A Sea Change Awaits
Mortgage bankers in today’s market face a rising tide of costs for originating and servicing loans. The MBA reported that in the third quarter of 2023 independent mortgage banks (IMBs) and mortgage subsidiaries of chartered banks lost approximately $1,015 per loan they originated (pre-tax), nearly double their per loan losses in the second quarter. Servicing income, buoyed by the recent spike in rates, began to ebb as interest rates receded, slightly.
With cloud-native origination and servicing technology, all point-of-sale, underwriting, and servicing software is completely browser-based and infinitely scalable. Automation enables lenders to adapt quickly to any rate environment without having to go through the painful – and painfully expensive – process of hiring, firing, and rehiring staff. At the same time, digital, cloud-based technology is extraordinarily fast to deploy.
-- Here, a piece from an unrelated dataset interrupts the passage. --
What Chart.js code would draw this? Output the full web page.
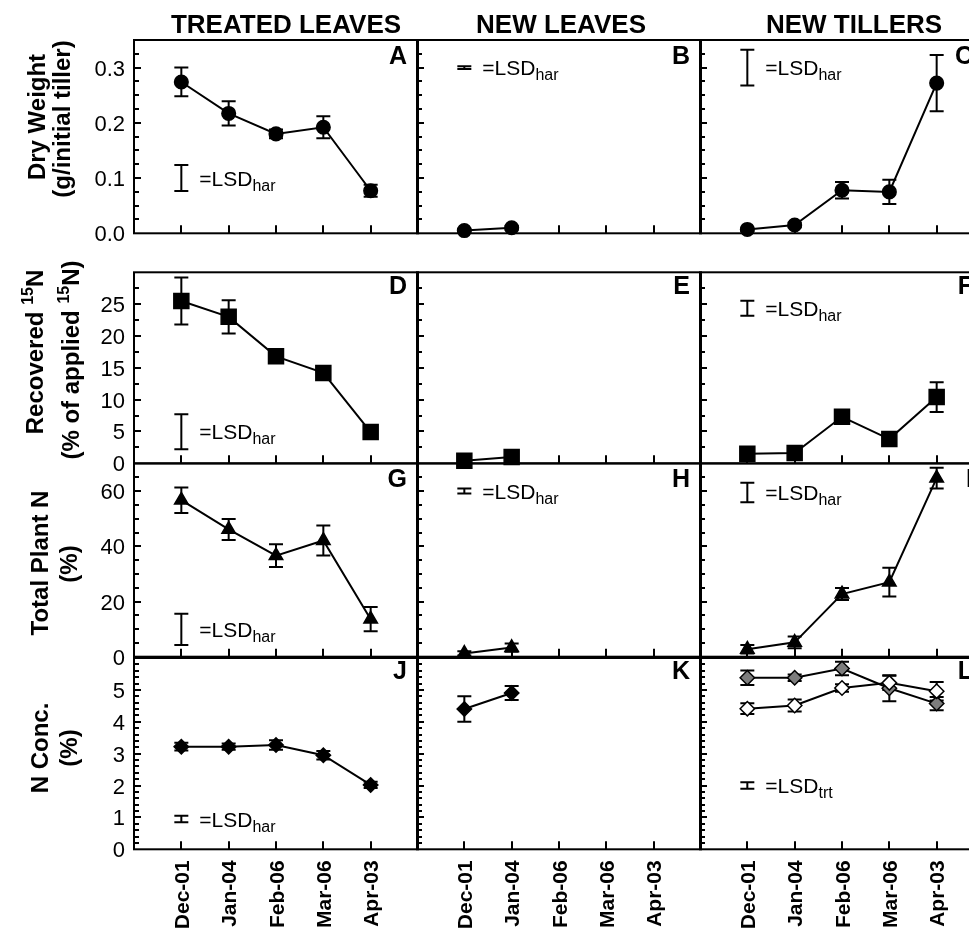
<!DOCTYPE html>
<html>
<head>
<meta charset="utf-8">
<script src="https://cdn.jsdelivr.net/npm/chart.js@4.4.1/dist/chart.umd.min.js"></script>
<style>
  html, body { margin: 0; padding: 0; background: #fff; overflow: hidden; }
  #wrap { position: relative; width: 969px; height: 928px; overflow: hidden; background: #fff; }
  #wrap canvas { position: absolute; left: 0; top: 0; }
</style>
</head>
<body>
<div id="wrap"></div>
<script>
// ---- Harvest dates (x categories) ----
const months = ['Dec-01', 'Jan-04', 'Feb-06', 'Mar-06', 'Apr-03'];

// ---- Dry weight (g/initial tiller) ----
const dwTreated        = [0.274, 0.217, 0.180, 0.192, 0.077];
const dwTreatedErr     = [0.026, 0.022, 0.008, 0.020, 0.011];
const dwNewLeaves      = [0.005, 0.010, null, null, null];
const dwNewLeavesErr   = [0.002, 0.003, 0, 0, 0];
const dwNewTillers     = [0.007, 0.015, 0.078, 0.075, 0.272];
const dwNewTillersErr  = [0.003, 0.004, 0.015, 0.022, 0.051];
const dwLsd            = [0.047, 0.005, 0.065];   // LSD(har) per column
const dwLsdAt          = [0.10, 0.30, 0.30];      // value the LSD bar is centred on

// ---- Recovered 15N (% of applied 15N) ----
const rnTreated        = [25.5, 23.0, 16.8, 14.2, 4.9];
const rnTreatedErr     = [3.7, 2.6, 0.6, 0.7, 1.0];
const rnNewLeaves      = [0.4, 1.0, null, null, null];
const rnNewLeavesErr   = [0.3, 0.3, 0, 0, 0];
const rnNewTillers     = [1.5, 1.6, 7.3, 3.8, 10.4];
const rnNewTillersErr  = [0.5, 0.6, 1.0, 0.7, 2.35];
const rnLsd            = [5.5, null, 2.35];
const rnLsdAt          = [4.95, null, 24.35];

// ---- Total plant N (%) ----
const tnTreated        = [56.7, 46.1, 36.6, 42.1, 13.6];
const tnTreatedErr     = [4.6, 3.8, 4.1, 5.45, 4.4];
const tnNewLeaves      = [1.2, 3.3, null, null, null];
const tnNewLeavesErr   = [0.8, 1.5, 0, 0, 0];
const tnNewTillers     = [2.7, 5.2, 22.7, 27.0, 64.7];
const tnNewTillersErr  = [1.5, 2.1, 2.2, 5.2, 3.8];
const tnLsd            = [11.3, 1.8, 7.1];
const tnLsdAt          = [9.9, 60.0, 59.5];

// ---- N concentration (%) ----
const ncTreated        = [3.22, 3.22, 3.27, 2.95, 2.02];
const ncTreatedErr     = [0.12, 0.10, 0.15, 0.13, 0.10];
const ncNewLeaves      = [4.40, 4.90, null, null, null];
const ncNewLeavesErr   = [0.40, 0.22, 0, 0, 0];
const ncTillersOpen    = [4.41, 4.51, 5.06, 5.22, 4.96];
const ncTillersOpenErr = [0.17, 0.19, 0.12, 0.22, 0.29];
const ncTillersGray    = [5.38, 5.38, 5.67, 5.05, 4.57];
const ncTillersGrayErr = [0.23, 0.10, 0.21, 0.41, 0.21];
const ncLsd            = [0.2, null, 0.2];
const ncLsdAt          = [0.95, null, 2.0];

// ---- Axis definitions per row ----
const yMax      = [0.35, 30, 70, 6];
const yMinor    = [0.025, 2.5, 5, 0.2];
const yMajor    = [0.1, 5, 20, 1];
const yDecimals = [1, 0, 0, 0];

const colTitles = ['TREATED LEAVES', 'NEW LEAVES', 'NEW TILLERS'];
// LSD subscript per panel: harvest-date LSD, except treatment LSD in panel L
const lsdSubs = [['har', 'har', 'har'], ['har', 'har', 'har'], ['har', 'har', 'har'], ['har', 'har', 'trt']];

// ---- Layout ----
const FONT = '"Liberation Sans", Arial, Helvetica, sans-serif';
const W = 1000, H = 928;
const colX = [[134, 418], [417, 701], [700, 984]];
const rowY = [[40, 233.3], [272.3, 463.3], [463.5, 656.7], [658, 849.3]];
const titleCx = [286, 561, 854];
const letterOffset = [24, 22, 23, 21];

const rowTitles = [
  { lines: [[{ t: 'Dry Weight' }], [{ t: '(g/initial tiller)' }]], x: [45, 70], cy: [117, 119] },
  { lines: [[{ t: 'Recovered ' }, { t: '15', sup: true }, { t: 'N' }],
            [{ t: '(% of applied ' }, { t: '15', sup: true }, { t: 'N)' }]], x: [43, 79], cy: [352, 360] },
  { lines: [[{ t: 'Total Plant N' }], [{ t: '(%)' }]], x: [48, 77], cy: [563, 564] },
  { lines: [[{ t: 'N Conc.' }], [{ t: '(%)' }]], x: [48, 77], cy: [748, 748] }
];

const marker = {
  circle:   { style: 'circle',   r: 6.8 },
  square:   { style: 'rect',     r: 10.6 },
  triangle: { style: 'triangle', r: 7.8 },
  diamond:  { style: 'rectRot',  r: 7.2 }
};

const rowValues = [
  [dwTreated, dwNewLeaves, dwNewTillers],
  [rnTreated, rnNewLeaves, rnNewTillers],
  [tnTreated, tnNewLeaves, tnNewTillers],
  [ncTreated, ncNewLeaves, null]
];
const rowErrors = [
  [dwTreatedErr, dwNewLeavesErr, dwNewTillersErr],
  [rnTreatedErr, rnNewLeavesErr, rnNewTillersErr],
  [tnTreatedErr, tnNewLeavesErr, tnNewTillersErr],
  [ncTreatedErr, ncNewLeavesErr, null]
];
const rowLsd   = [dwLsd, rnLsd, tnLsd, ncLsd];
const rowLsdAt = [dwLsdAt, rnLsdAt, tnLsdAt, ncLsdAt];
const rowMarker = ['circle', 'square', 'triangle', 'diamond'];
const letters = [['A', 'B', 'C'], ['D', 'E', 'F'], ['G', 'H', 'I'], ['J', 'K', 'L']];

function segFont(size, bold) {
  return (bold ? 'bold ' : '') + size + 'px ' + FONT;
}

// Draws a run of text segments (normal / superscript / subscript)
function drawRich(ctx, segs, x, y, align, rotate, size, bold, smallSize, shift) {
  ctx.save();
  ctx.translate(x, y);
  if (rotate) ctx.rotate(-Math.PI / 2);
  ctx.textBaseline = 'alphabetic';
  ctx.textAlign = 'left';
  ctx.fillStyle = '#000';
  let total = 0;
  const widths = segs.map(s => {
    ctx.font = segFont((s.sup || s.sub) ? smallSize : size, bold);
    const w = ctx.measureText(s.t).width;
    total += w;
    return w;
  });
  let cx = align === 'center' ? -total / 2 : (align === 'right' ? -total : 0);
  segs.forEach((s, i) => {
    ctx.font = segFont((s.sup || s.sub) ? smallSize : size, bold);
    const dy = s.sup ? -shift : (s.sub ? shift : 0);
    ctx.fillText(s.t, cx, dy);
    cx += widths[i];
  });
  ctx.restore();
}

function errorBars(ctx, xs, ys, values, errs) {
  if (!errs) return;
  ctx.save();
  ctx.strokeStyle = '#000';
  ctx.lineWidth = 2;
  values.forEach((v, i) => {
    const e = errs[i];
    if (v == null || !e) return;
    const px = xs.getPixelForValue(i + 1);
    const top = ys.getPixelForValue(v + e);
    const bot = ys.getPixelForValue(v - e);
    ctx.beginPath();
    ctx.moveTo(px, top); ctx.lineTo(px, bot);
    ctx.moveTo(px - 7, top); ctx.lineTo(px + 7, top);
    ctx.moveTo(px - 7, bot); ctx.lineTo(px + 7, bot);
    ctx.stroke();
  });
  ctx.restore();
}

const wrap = document.getElementById('wrap');

function makePanel(row, col) {
  const canvas = document.createElement('canvas');
  canvas.width = W; canvas.height = H;
  canvas.style.width = W + 'px'; canvas.style.height = H + 'px';
  wrap.appendChild(canvas);

  const [x0, x1] = colX[col];
  const [y0, y1] = rowY[row];
  const mk = marker[rowMarker[row]];

  // series for this panel
  let series;
  if (row === 3 && col === 2) {
    series = [
      { values: ncTillersOpen, errs: ncTillersOpenErr, fill: '#ffffff' },
      { values: ncTillersGray, errs: ncTillersGrayErr, fill: '#7d7d7d' }
    ];
  } else {
    series = [{ values: rowValues[row][col], errs: rowErrors[row][col], fill: '#000000' }];
  }

  const datasets = series.map(s => ({
    data: s.values.map((v, i) => ({ x: i + 1, y: v })).filter(d => d.y != null),
    borderColor: '#000',
    borderWidth: 2,
    tension: 0,
    fill: false,
    clip: false,
    pointStyle: mk.style,
    pointRadius: mk.r,
    pointHoverRadius: mk.r,
    pointBackgroundColor: s.fill,
    pointBorderColor: '#000',
    pointBorderWidth: 1.5
  }));

  const lsd = rowLsd[row][col];
  const lsdAt = rowLsdAt[row][col];

  const panelPlugin = {
    id: 'panelFrame',
    beforeDatasetsDraw(chart) {
      const { ctx, chartArea: a, scales: { x, y } } = chart;
      ctx.save();
      ctx.strokeStyle = '#000';
      ctx.lineWidth = 2;
      ctx.strokeRect(a.left, a.top, a.right - a.left, a.bottom - a.top);
      // inward y ticks
      ctx.beginPath();
      const n = Math.round(yMax[row] / yMinor[row]);
      for (let k = 1; k < n; k++) {
        const v = k * yMinor[row];
        const r = v / yMajor[row];
        const isMajor = Math.abs(r - Math.round(r)) < 1e-6;
        const py = Math.round(y.getPixelForValue(v));
        ctx.moveTo(a.left, py);
        ctx.lineTo(a.left + (isMajor ? 7 : 5), py);
      }
      // inward x ticks
      months.forEach((m, i) => {
        const px = Math.round(x.getPixelForValue(i + 1));
        ctx.moveTo(px, a.bottom);
        ctx.lineTo(px, a.bottom - 8);
      });
      ctx.stroke();
      ctx.restore();

      series.forEach(s => errorBars(ctx, x, y, s.values, s.errs));

      // LSD reference bar
      if (lsd != null) {
        const px = x.getPixelForValue(1);
        const top = y.getPixelForValue(lsdAt + lsd / 2);
        const bot = y.getPixelForValue(lsdAt - lsd / 2);
        ctx.save();
        ctx.strokeStyle = '#000';
        ctx.lineWidth = 2;
        ctx.beginPath();
        ctx.moveTo(px, top); ctx.lineTo(px, bot);
        ctx.moveTo(px - 7, top); ctx.lineTo(px + 7, top);
        ctx.moveTo(px - 7, bot); ctx.lineTo(px + 7, bot);
        ctx.stroke();
        ctx.restore();
      }
    },
    afterDraw(chart) {
      const { ctx, chartArea: a, scales: { x, y } } = chart;
      ctx.save();
      ctx.fillStyle = '#000';

      // y tick labels on the first column
      if (col === 0) {
        ctx.font = '22px ' + FONT;
        ctx.textAlign = 'right';
        ctx.textBaseline = 'alphabetic';
        const nMaj = Math.floor(yMax[row] / yMajor[row] + 1e-9);
        for (let k = 0; k <= nMaj; k++) {
          const v = k * yMajor[row];
          if (v >= yMax[row] - 1e-9) continue;
          const py = y.getPixelForValue(v);
          ctx.fillText(v.toFixed(yDecimals[row]), a.left - 9, py + 8);
        }
        const rt = rowTitles[row];
        rt.lines.forEach((segs, li) => {
          drawRich(ctx, segs, rt.x[li], rt.cy[li], 'center', true, 24, true, 16, 10);
        });
      }

      // x tick labels on the bottom row
      if (row === 3) {
        ctx.font = 'bold 21px ' + FONT;
        months.forEach((m, i) => {
          const px = x.getPixelForValue(i + 1);
          ctx.save();
          ctx.translate(px + 7.5, a.bottom + 11);
          ctx.rotate(-Math.PI / 2);
          ctx.textAlign = 'right';
          ctx.textBaseline = 'alphabetic';
          ctx.fillText(m, 0, 0);
          ctx.restore();
        });
      }

      // column titles
      if (row === 0) {
        ctx.font = 'bold 26px ' + FONT;
        ctx.textAlign = 'center';
        ctx.textBaseline = 'alphabetic';
        ctx.fillText(colTitles[col], titleCx[col], 33);
      }

      // panel letter
      ctx.font = 'bold 25px ' + FONT;
      ctx.textAlign = 'right';
      ctx.textBaseline = 'alphabetic';
      ctx.fillText(letters[row][col], a.right - 11, a.top + letterOffset[row]);

      // LSD label
      if (lsd != null) {
        const px = x.getPixelForValue(1);
        const py = y.getPixelForValue(lsdAt);
        drawRich(ctx, [{ t: '=LSD' }, { t: lsdSubs[row][col], sub: true }],
          px + 18, py + 7.5, 'left', false, 21, false, 16, 5);
      }
      ctx.restore();
    }
  };

  new Chart(canvas, {
    type: 'line',
    data: { datasets },
    options: {
      responsive: false,
      animation: false,
      devicePixelRatio: 1,
      events: [],
      layout: { padding: { left: x0, top: y0, right: W - x1, bottom: H - y1 } },
      plugins: { legend: { display: false }, tooltip: { enabled: false }, title: { display: false } },
      scales: {
        x: { type: 'linear', display: false, min: 0, max: 6 },
        y: { type: 'linear', display: false, min: 0, max: yMax[row] }
      }
    },
    plugins: [panelPlugin]
  });
}

for (let r = 0; r < 4; r++) {
  for (let c = 0; c < 3; c++) makePanel(r, c);
}
</script>
</body>
</html>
While, typically, only large financial institutions both originate and service loans, cloud-based servicing technology opens the gates for smaller originators to adopt servicing capacity – again, without major investments in resources or staff.
By efficiently and cost-effectively holding their originations and servicing in the same cloud ecosystem, these smaller lenders gain a competitive advantage by being able to maintain relationships with borrowers throughout the mortgage borrowing cycle, not only creating deeper levels of trust, but opening up opportunities to cross-sell other financial products and services.